In spite of all of this BS is up to 8# 4oz (Wahoo!) Considering that she’s sleeping 6-8 hours a night consistently and spitting up half of what she’s taking in, I think I can let the kid tell me how often she wants to eat now. Like it’s ok if she wants to go longer then 3 hours during the day.

Back to my inner nine year old boy; I find it humorous that yesterday, my poop posting day, was one of the highest trafficked days of my blog. Guess I know what I need to talk about if I want more visitor, huh?

Monday, June 12, 2006

It’s Bodily Function Day!

Yes, that’s right it’s bodily function day at the house O’Speak. If you’re squeamish you should turn back now. I think it really says a lot about me that I’ve gone 6 weeks without a post about baby poop. Isn’t that usually the primary fodder for bloggers with new baby’s?


ToddlerSpeak

TS has been more or less potty trained for several months now. She does still wear pull ups when she sleeps. I decided not to mess with the current arrangement until well after BS was born. I figured the move, BS’s birth, etc… was a lot to ask, so why push it. Well, TS has given me the reason; she’s been waiting till she has the pull up on and then pooping in it. This really hit a new low now that she’s decided to take it off (full of poop) and “clean herself”.

Very special.

The other highlight that’s been happening with TS is that she has decided to start peeing herself during the day. For attention. No pull up involved, just regular clothes. She’ll have just gone in the potty 10 mins before and then suddenly announce she’s going. When she did this for the 3rd time the other day I asked her, “Why did you do that?” And she said, “Because you have to clean it up.” I may have to kill her. Guess who's cleaning up now? Instead of death I settled on losing the pull ups altogether. So yesterday and today she wakes up dry—Wahoo! And promptly pees & poops (Saturday) in her PJs while standing on the bed. Lovely.

Babyspeak

BS has become what you (or at least my parents) would call a “spity baby”. Every time she eats she spits up. Not just a small teaspoon amount either. This kid can heave. It has now progressed to where she projectiles at least once a day. Usually the “jet vomit’ occurs within the first hour after she eats first thing in the AM. She’ll have eaten, burped (she makes her mama proud on this front too) and spits up like normal so you’ll think you’re clear. Then you put her down in her crib and about half an hour to an hour later she’s crying. You go in there & there’s a trail across the crib. I have a mat underneath her, so hopefully if her diaper overflows or she spits up I’ll only have to change the mat not the whole crib. Yeah, right. This kid often manages to miss the mat altogether. She’s kind of amazing when you think about it (and so is the amount of laundry I’m doing these days). Or she’ll have done the trail and when you pick her up, it’s underneath her, down her back, etc…Very impressive. Honestly, it's hard to believe a child her size can put out that much. She also manages to pack some force with her poop. Luckily the worst we’ve gotten on that front is up the back, which is gross, but no where near as gross as it would’ve been if I hadn’t been holding up a wipe when changing her diaper the other day and the “projectile poop” started shooting out.

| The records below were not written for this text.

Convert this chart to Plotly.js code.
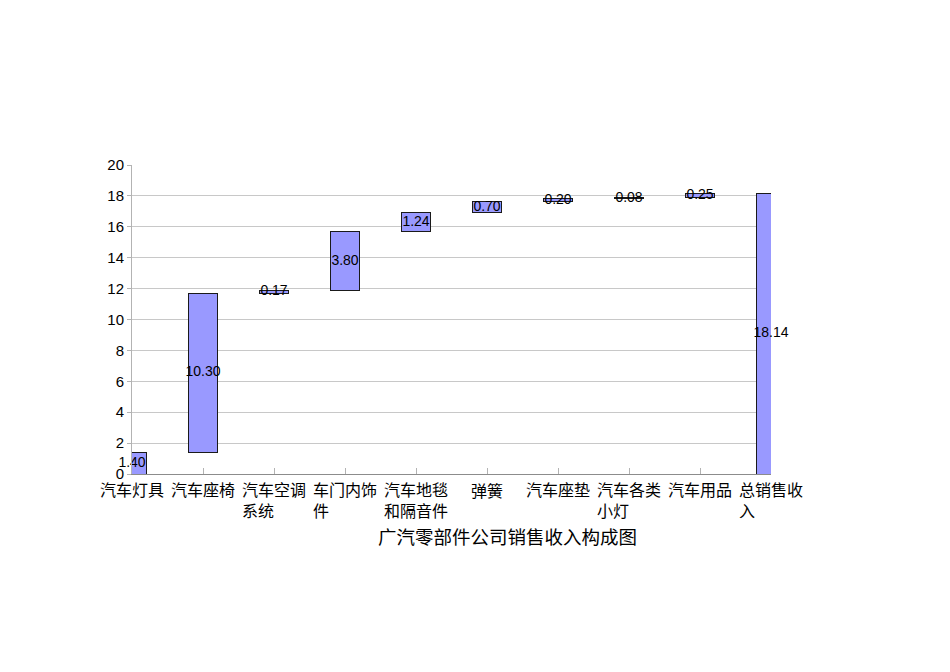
<!DOCTYPE html>
<html>
<head>
<meta charset="utf-8">
<script src="https://cdn.plot.ly/plotly-3.0.1.min.js"></script>
<style>
  html, body { margin: 0; padding: 0; background: #fff; }
  #chart { width: 950px; height: 672px; }
</style>
</head>
<body>
<div id="chart"></div>
<script>
// 广汽零部件公司销售收入构成 (waterfall drawn as stacked bars)
const categories = ['汽车灯具', '汽车座椅', '汽车空调系统', '车门内饰件', '汽车地毯和隔音件',
  '弹簧', '汽车座垫', '汽车各类小灯', '汽车用品', '总销售收入'];
const tickLabels = ['汽车灯具', '汽车座椅', '汽车空调<br>系统', '车门内饰<br>件', '汽车地毯<br>和隔音件',
  '弹簧', '汽车座垫', '汽车各类<br>小灯', '汽车用品', '总销售收<br>入'];
const values = [1.40, 10.30, 0.17, 3.80, 1.24, 0.70, 0.20, 0.08, 0.25, 18.14];
const isTotal = [false, false, false, false, false, false, false, false, false, true];

const FONT = 'Liberation Sans, Noto Sans CJK SC, sans-serif';

// running base for each step, total bar starts at 0
let run = 0;
const bases = values.map((v, i) => {
  if (isTotal[i]) return 0;
  const b = run;
  run += v;
  return b;
});
const mids = values.map((v, i) => bases[i] + v / 2);

const data = [
  {
    type: 'bar',
    x: categories,
    y: bases,
    marker: { color: 'rgba(0,0,0,0)', line: { width: 0 } },
    hoverinfo: 'skip',
    showlegend: false,
  },
  {
    type: 'bar',
    x: categories,
    y: values,
    marker: { color: '#9999ff', line: { color: '#1a1a1a', width: 1 } },
    showlegend: false,
  },
  {
    type: 'scatter',
    mode: 'text',
    x: categories,
    y: mids,
    text: values.map(v => v.toFixed(2)),
    textposition: 'middle center',
    textfont: { family: FONT, size: 14, color: '#000' },
    cliponaxis: false,
    hoverinfo: 'skip',
    showlegend: false,
  },
];

const annotations = tickLabels.map((t, i) => ({
  x: i,
  xref: 'x',
  y: 0,
  yref: 'paper',
  yanchor: 'top',
  xanchor: 'center',
  yshift: -6,
  align: 'left',
  text: t,
  showarrow: false,
  font: { family: FONT, size: 16, color: '#000' },
}));

annotations.push({
  x: 0.587,
  xref: 'paper',
  y: -0.204,
  yref: 'paper',
  xanchor: 'center',
  yanchor: 'middle',
  text: '广汽零部件公司销售收入构成图',
  showarrow: false,
  font: { family: FONT, size: 18.5, color: '#000' },
});

const layout = {
  width: 950,
  height: 672,
  paper_bgcolor: '#fff',
  plot_bgcolor: '#fff',
  margin: { l: 132, r: 179, t: 165, b: 198 },
  barmode: 'stack',
  bargap: 0.59,
  showlegend: false,
  font: { family: FONT, size: 15, color: '#000' },
  xaxis: {
    type: 'category',
    range: [0, 9],
    showticklabels: false,
    ticks: 'inside',
    ticklen: 6,
    tickcolor: '#b3b3b3',
    showgrid: false,
    showline: true,
    linecolor: '#8c8c8c',
    linewidth: 1,
    zeroline: false,
  },
  yaxis: {
    range: [0, 20],
    dtick: 2,
    ticks: 'outside',
    ticklen: 4,
    tickcolor: '#b3b3b3',
    showgrid: true,
    gridcolor: '#c8c8c8',
    showline: true,
    linecolor: '#b3b3b3',
    zeroline: false,
    tickfont: { family: FONT, size: 15, color: '#000' },
  },
  annotations: annotations,
};

Plotly.newPlot('chart', data, layout, { displayModeBar: false, staticPlot: true });
</script>
</body>
</html>
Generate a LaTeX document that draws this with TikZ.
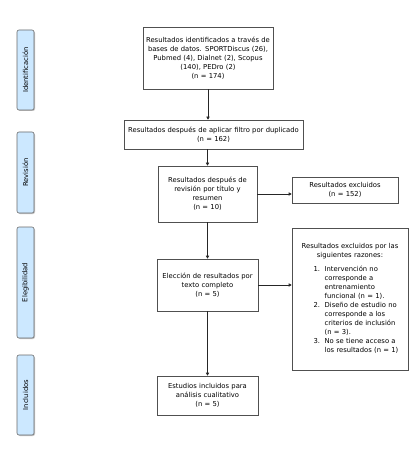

There’s your visual for Monday.

Thursday, June 08, 2006

EIGHT HOURS!!!


Yes, I said EIGHT HOURS, the child slept for eight strait hours last night. I, on the other hand, did not sleep for 8 strait hours. I had to stay up till midnight to pump (she fell asleep at 10 after nursing). Then at 4 AM the cat, realizing we might actually be getting a full night of sleep, decides to have a hairball on the end of our bed!!! GA-ROSS! I woke up before she really got going & kicked her ass across the room off the bed. But now I was awake and had to clean it up. Never-the-less I did get in a “decent” night’s sleep last night.

Today is 6 weeks! Can you believe it’s been six weeks already???? I think her weight is about 7# 9 oz by now. Cool. At six weeks I feel like I should so have may shit more together then this. But I don’t.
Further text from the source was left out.